I can't use any of these on line maps to measure distance because of where I live, It's really annoying especially since I got rid of my garmin 205. I have hat to go back to a map and a peace of string for now.
Posted: 05/11/2006 at 21:25

I use www.mapmyrun.com. I tried using a pedometer when I first started running but it was incredibly inaccurate and also kept falling off.
Posted: 05/11/2006 at 21:50

www.mapmyrun.com,I just tried it and it works. So now I'll have to think of something else to do with my Sunday evenings, instead of driving my car up alleyways, across fields and through peoples front gardens trying to calculate the distance of my afternoon run.... Why didn't I think of that?
Posted: 06/11/2006 at 08:33

This site links in with google maps and if live in a major urban area the satellite view is incredible accurate - to the point you can plot at which point you crossed the road - or spot that wrong turn you took in the park.

Site also saves your favourite routes, lets you plot graphs, enter your cross training and gets you online with other community members.

I've found it really helpful and is FREE.

Jamie.

Posted: 06/11/2006 at 10:05

I've just tried runningahead.com and am a very happy person indeed!

My Garmin has just broken and I really didn't want to have to go back to my piece of string and A-z. I am just starting to think about routes for my marathon training and this is going to be very helpful, I think.

Thanks Jamie March 2!
Posted: 06/11/2006 at 10:44

I've just invested in Nike+ and I'm impressed and motivated by it! You need an ipod and the Nike+ kit. Basically you put a sensor in your trainer (doesn't have to be the special Nike trainers, I've just velcro-ed it into mine!) and plug a receiver into your ipod. It tracks your distance, pace, calories burned and the Nike+ website saves all your runs so you can keep track of your progress. Check out Nike+.com for details - I highly recommend it. PS it was much more accurate once I had calibrated it, by running round a 400 metre track a couple of times.
Posted: 06/11/2006 at 11:45

Found this one recently on the London marathon site. It allows you to save your routes and also access other routes submitted by users, using your postcode. Seems to be very accurate from my experience. It's free, but you do have to register.
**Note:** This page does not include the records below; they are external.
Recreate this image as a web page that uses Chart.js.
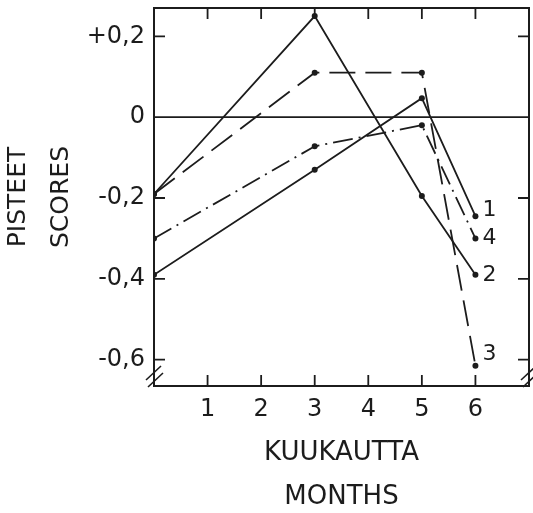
<!DOCTYPE html>
<html>
<head>
<meta charset="utf-8">
<script src="https://cdn.jsdelivr.net/npm/chart.js@4"></script>
<style>
  html, body { margin: 0; padding: 0; background: #fff; }
  #wrap { width: 533px; height: 513px; }
</style>
</head>
<body>
<div id="wrap"><canvas id="chart" width="533" height="513"></canvas></div>
<script>
// months measured
const months = [0, 3, 5, 6];
const series1 = [-0.39, -0.13, 0.047, -0.245];
const series2 = [-0.19, 0.25, -0.195, -0.39];
const series3 = [-0.19, 0.11, 0.11, -0.615];
const series4 = [-0.30, -0.072, -0.02, -0.30];
const seriesNames = ['1', '2', '3', '4'];

const xTicks = [1, 2, 3, 4, 5, 6];
const xTickLabels = ['1', '2', '3', '4', '5', '6'];
const yTicks = [-0.6, -0.4, -0.2, 0, 0.2];
const yTickLabels = ['-0,6', '-0,4', '-0,2', '0', '+0,2'];

const ink = '#1c1c1c';
const fontFamily = '"DejaVu Sans", sans-serif';

function toPoints(values) {
    return months.map((m, i) => ({ x: m, y: values[i] }));
}

function makeSet(label, values, dash) {
    return {
        label: label,
        data: toPoints(values),
        borderColor: ink,
        backgroundColor: ink,
        borderWidth: 1.8,
        borderDash: dash,
        pointRadius: 3,
        pointBorderWidth: 0,
        pointBackgroundColor: ink,
        tension: 0
    };
}

// frame, inward ticks, zero line, break marks, end labels
const decorations = {
    id: 'decorations',
    afterDatasetsDraw(chart) {
        const { ctx, chartArea: a, scales } = chart;
        const x = scales.x, y = scales.y;
        ctx.save();
        ctx.strokeStyle = ink;
        ctx.lineWidth = 2;
        ctx.strokeRect(a.left, a.top, a.right - a.left, a.bottom - a.top);

        // zero line
        ctx.lineWidth = 1.8;
        const y0 = y.getPixelForValue(0);
        ctx.beginPath();
        ctx.moveTo(a.left, y0);
        ctx.lineTo(a.right, y0);
        ctx.stroke();

        const tl = 11;
        ctx.beginPath();
        xTicks.forEach((v) => {
            const px = x.getPixelForValue(v);
            ctx.moveTo(px, a.bottom);
            ctx.lineTo(px, a.bottom - tl);
            ctx.moveTo(px, a.top);
            ctx.lineTo(px, a.top + tl);
        });
        yTicks.forEach((v) => {
            if (v === 0) return;
            const py = y.getPixelForValue(v);
            ctx.moveTo(a.left, py);
            ctx.lineTo(a.left + tl, py);
            ctx.moveTo(a.right, py);
            ctx.lineTo(a.right - tl, py);
        });
        ctx.stroke();

        // axis break marks
        ctx.lineWidth = 1.6;
        [a.left, a.right].forEach((cx) => {
            ctx.beginPath();
            ctx.moveTo(cx - 8, a.bottom - 6);
            ctx.lineTo(cx + 7, a.bottom - 20);
            ctx.moveTo(cx - 6, a.bottom + 1);
            ctx.lineTo(cx + 9, a.bottom - 13);
            ctx.stroke();
        });

        // series labels at the last point
        const offsets = [-6, 0, -12, 0];
        ctx.fillStyle = ink;
        ctx.font = '22px ' + fontFamily;
        ctx.textBaseline = 'middle';
        ctx.textAlign = 'left';
        chart.data.datasets.forEach((ds, i) => {
            const meta = chart.getDatasetMeta(i);
            const pt = meta.data[meta.data.length - 1];
            ctx.fillText(ds.label, pt.x + 7, pt.y + offsets[i]);
        });
        ctx.restore();
    }
};

new Chart(document.getElementById('chart'), {
    type: 'line',
    data: {
        datasets: [
            makeSet(seriesNames[0], series1, []),
            makeSet(seriesNames[1], series2, []),
            makeSet(seriesNames[2], series3, [26, 10]),
            makeSet(seriesNames[3], series4, [20, 6, 2, 6])
        ]
    },
    options: {
        responsive: false,
        animation: false,
        layout: { padding: { top: 8, right: 3, left: 0, bottom: 0 } },
        plugins: {
            legend: { display: false },
            tooltip: { enabled: false }
        },
        scales: {
            x: {
                type: 'linear',
                min: 0,
                max: 7,
                afterBuildTicks: (s) => { s.ticks = xTicks.map((v) => ({ value: v })); },
                afterFit: (s) => {
                    s.height = 127;
                    s.paddingLeft = 0;
                    s.paddingRight = 0;
                },
                grid: { display: false, drawTicks: false },
                border: { display: false },
                ticks: {
                    color: ink,
                    padding: 9,
                    maxRotation: 0,
                    font: { family: fontFamily, size: 24 },
                    callback: (v) => xTickLabels[xTicks.indexOf(v)]
                },
                title: {
                    display: true,
                    text: ['KUUKAUTTA', 'MONTHS'],
                    color: ink,
                    font: { family: fontFamily, size: 26, lineHeight: '44px' },
                    padding: { top: 0, bottom: -6 }
                }
            },
            y: {
                type: 'linear',
                min: -0.665,
                max: 0.27,
                afterBuildTicks: (s) => { s.ticks = yTicks.map((v) => ({ value: v })); },
                afterFit: (s) => {
                    s.width = 154;
                    s.paddingTop = 0;
                    s.paddingBottom = 0;
                },
                grid: { display: false, drawTicks: false },
                border: { display: false },
                ticks: {
                    color: ink,
                    padding: 9,
                    font: { family: fontFamily, size: 24 },
                    callback: (v) => yTickLabels[yTicks.indexOf(v)]
                },
                title: {
                    display: true,
                    text: ['PISTEET', 'SCORES'],
                    color: ink,
                    font: { family: fontFamily, size: 25, lineHeight: '43px' },
                    padding: { top: -3, bottom: 0 }
                }
            }
        }
    },
    plugins: [decorations]
});
</script>
</body>
</html>
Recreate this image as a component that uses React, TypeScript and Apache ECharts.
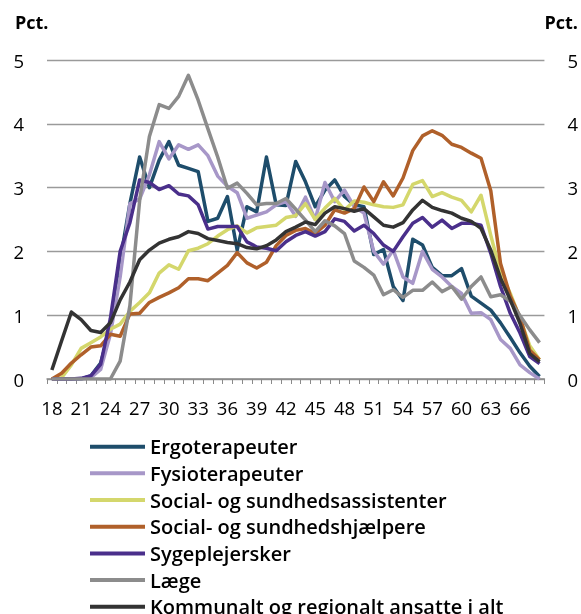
import React, { useEffect, useRef } from "react";
import * as echarts from "echarts";

const ages = ["18","19","20","21","22","23","24","25","26","27","28","29","30","31","32","33","34","35","36","37","38","39","40","41","42","43","44","45","46","47","48","49","50","51","52","53","54","55","56","57","58","59","60","61","62","63","64","65","66","67","68"];

const ergo = [0,0,0,0,0.05,0.25,0.8,1.85,2.75,3.48, 3.0,3.43,3.72,3.35,3.3,3.25,2.47,2.52,2.86,2.02, 2.7,2.62,3.48,2.73,2.72,3.41,3.09,2.7,2.96,3.12, 2.86,2.73,2.7,1.95,2.03,1.45,1.23,2.19,2.1,1.75, 1.62,1.62,1.73,1.3,1.19,1.08,0.88,0.65,0.41,0.2,0.04];
const fysio = [0,0,0,0,0.02,0.15,0.7,1.6,2.75,2.82, 3.2,3.72,3.45,3.67,3.6,3.67,3.5,3.18,3.02,2.92, 2.52,2.57,2.62,2.73,2.78,2.55,2.85,2.5,3.08,2.78, 2.96,2.7,2.6,2.0,1.8,2.02,1.6,1.5,2.0,1.72, 1.6,1.45,1.34,1.03,1.04,0.93,0.62,0.48,0.22,0.1,0];
const ssa = [0,0.02,0.22,0.48,0.57,0.66,0.78,0.86,1.06,1.2, 1.35,1.66,1.79,1.72,2.01,2.05,2.12,2.24,2.34,2.4, 2.29,2.37,2.39,2.41,2.53,2.56,2.75,2.5,2.68,2.83, 2.65,2.79,2.77,2.73,2.7,2.69,2.73,3.05,3.11,2.86, 2.92,2.85,2.8,2.62,2.88,2.25,1.67,1.34,0.95,0.52,0.3];
const ssh = [0,0.09,0.25,0.38,0.5,0.52,0.7,0.67,1.02,1.03, 1.2,1.28,1.35,1.43,1.57,1.57,1.54,1.66,1.78,1.98, 1.82,1.74,1.83,2.09,2.25,2.33,2.36,2.28,2.41,2.65, 2.6,2.67,3.01,2.78,3.09,2.87,3.15,3.58,3.81,3.89, 3.82,3.68,3.63,3.54,3.46,2.95,1.81,1.3,0.97,0.45,0.3];
const syge = [0,0,0,0.01,0.05,0.23,0.95,2.0,2.45,3.12, 3.08,2.97,3.03,2.9,2.87,2.73,2.35,2.39,2.39,2.39, 2.15,2.07,2.05,2.01,2.15,2.25,2.31,2.24,2.31,2.51, 2.47,2.32,2.41,2.28,2.1,2.0,2.23,2.44,2.53,2.38, 2.49,2.36,2.44,2.44,2.41,1.97,1.45,1.03,0.72,0.35,0.24];
const laege = [0,0,0,0,0,0,0,0.28,1.15,2.8, 3.8,4.3,4.24,4.43,4.76,4.37,3.92,3.48,2.99,3.07, 2.91,2.73,2.75,2.75,2.83,2.66,2.49,2.31,2.48,2.4, 2.28,1.85,1.75,1.63,1.32,1.4,1.28,1.39,1.39,1.52, 1.37,1.45,1.25,1.45,1.6,1.29,1.32,1.22,0.99,0.77,0.57];
const total = [0.14,0.6,1.05,0.93,0.76,0.73,0.88,1.24,1.52,1.87, 2.02,2.13,2.19,2.23,2.31,2.28,2.2,2.17,2.14,2.12, 2.06,2.04,2.09,2.18,2.31,2.38,2.46,2.42,2.6,2.7, 2.67,2.63,2.67,2.54,2.41,2.38,2.45,2.65,2.8,2.69, 2.64,2.6,2.52,2.47,2.36,2.02,1.58,1.24,0.87,0.4,0.27];

const seriesNames = [
  "Ergoterapeuter",
  "Fysioterapeuter",
  "Social- og sundhedsassistenter",
  "Social- og sundhedshjælpere",
  "Sygeplejersker",
  "Læge",
  "Kommunalt og regionalt ansatte i alt",
];
const seriesData = [ergo, fysio, ssa, ssh, syge, laege, total];
const colors = ["#1e4d6b", "#a797c8", "#d4d76c", "#b0602a", "#4a2f8b", "#8c8c8c", "#333333"];

const FONT = "'Open Sans', 'Noto Sans', sans-serif";

export default function App() {
  const ref = useRef<HTMLDivElement>(null);
  useEffect(() => {
    const chart = echarts.init(ref.current!, null, { renderer: "svg" });
    const axisLabel = { fontSize: 18.5, color: "#000", fontFamily: FONT };
    chart.setOption({
      animation: false,
      color: colors,
      grid: { left: 47, right: 34, top: 60, bottom: 235 },
      graphic: [
        { type: "text", left: 15, top: 13, style: { text: "Pct.", font: `bold 18px ${FONT}`, fill: "#000" } },
        { type: "text", right: 3, top: 13, style: { text: "Pct.", font: `bold 18px ${FONT}`, fill: "#000" } },
      ],
      legend: {
        orient: "vertical",
        left: 90,
        top: 436.7,
        height: 400,
        padding: 0,
        icon: "rect",
        itemWidth: 55,
        itemHeight: 4,
        itemGap: 6.67,
        textStyle: { fontSize: 20, fontWeight: 600, color: "#000", fontFamily: FONT, lineHeight: 20 },
        data: seriesNames,
      },
      xAxis: {
        type: "category",
        data: ages,
        boundaryGap: true,
        axisLine: { lineStyle: { color: "#8a8a8a", width: 1.5 } },
        axisTick: { show: true, interval: 0, length: 5, lineStyle: { color: "#8a8a8a" } },
        axisLabel: { ...axisLabel, interval: 2, margin: 19 },
        splitLine: { show: false },
      },
      yAxis: [
        {
          type: "value", min: 0, max: 5, interval: 1, position: "left",
          axisLine: { show: false }, axisTick: { show: false },
          axisLabel: { ...axisLabel, margin: 23 },
          splitLine: { lineStyle: { color: "#9a9a9a", width: 1.3 } },
        },
        {
          type: "value", min: 0, max: 5, interval: 1, position: "right",
          axisLine: { show: false }, axisTick: { show: false },
          axisLabel: { ...axisLabel, margin: 23 },
          splitLine: { show: false },
        },
      ],
      series: seriesNames.map((name, i) => ({
        name,
        type: "line",
        data: seriesData[i],
        symbol: "none",
        yAxisIndex: 0,
        lineStyle: { width: 3.5, color: colors[i], join: "round" },
        itemStyle: { color: colors[i] },
      })),
    });
    return () => chart.dispose();
  }, []);
  return <div ref={ref} style={{ position: "fixed", left: 0, top: 0, width: 581, height: 614 }} />;
}
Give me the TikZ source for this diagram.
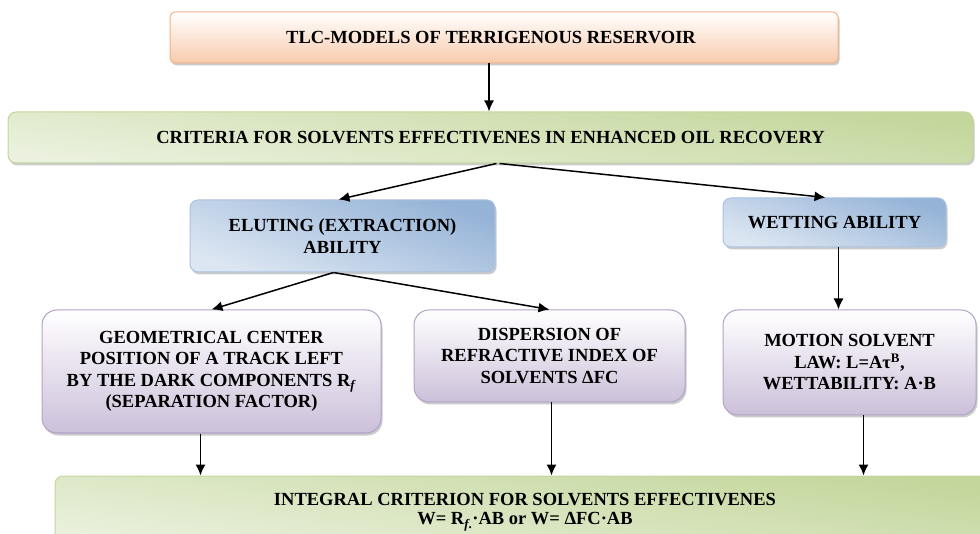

http://www.london-marathon.co.uk/routeplanner/
Posted: 06/11/2006 at 13:42

Has anyone tried www.goodrunguide.co.uk? Excellent for streets and with aerial views of certain runs.
Posted: 06/11/2006 at 14:09

whatever happened to maps?!

teehee. That's what I always used to say in a Grumpy Ol' Leopard sort of way. Then I finally discovered how to make the profile thingy work on the GMap site and now I can see JUST how hilly my runs are and I love it!
Posted: 06/11/2006 at 14:12

i use runningahead.com and i save my routes. Useful for me planning new routes as well.

Posted: 06/11/2006 at 15:05

Either:

1) runlondon routemap measuring thingy (g-map only I find it alot more user friendly) or,
2) my Nike CV10 HRM/SDM. Love mine to bits - it's getting on a bit now though and needs TLC (just like me)

I tried GPS based systems and they just pig me off. They drop the signal, so I lose my speed/ distance data, and when I find they lost the signal, my HR sky rockets, so I also loose my HR data. Not a happy bunny. See my review for the Timex trail runner for more GPS bashing. Grrrr...

Posted: 06/11/2006 at 15:23

I just run on the track and use the 100m marking. So 100m this way, then turn round and repeat.

I could run round the track, but dont want to risk getting dizzy.
Posted: 06/11/2006 at 15:41

Do you use a Nikegarmin+gmaprouteguideplanner to keep track of how many times you have run up and down?
Posted: 06/11/2006 at 15:49

I have one of those GPS car tracking devices attached to me and have to remember to call the service to declare my car stolen, and then check with them later how far my "car" was driven.

Its easy really.
Posted: 06/11/2006 at 16:27

A pedometer was my first present,
But that was no better than guessing,
I couldn't afford
A Garmin, of course,
With my map and some string there's no messing.

Posted: 06/11/2006 at 18:34

Boom boom
Posted: 06/11/2006 at 18:40

polar rs200sd is prety damn accurate enough for me - who cares about .1 of mile here and there?!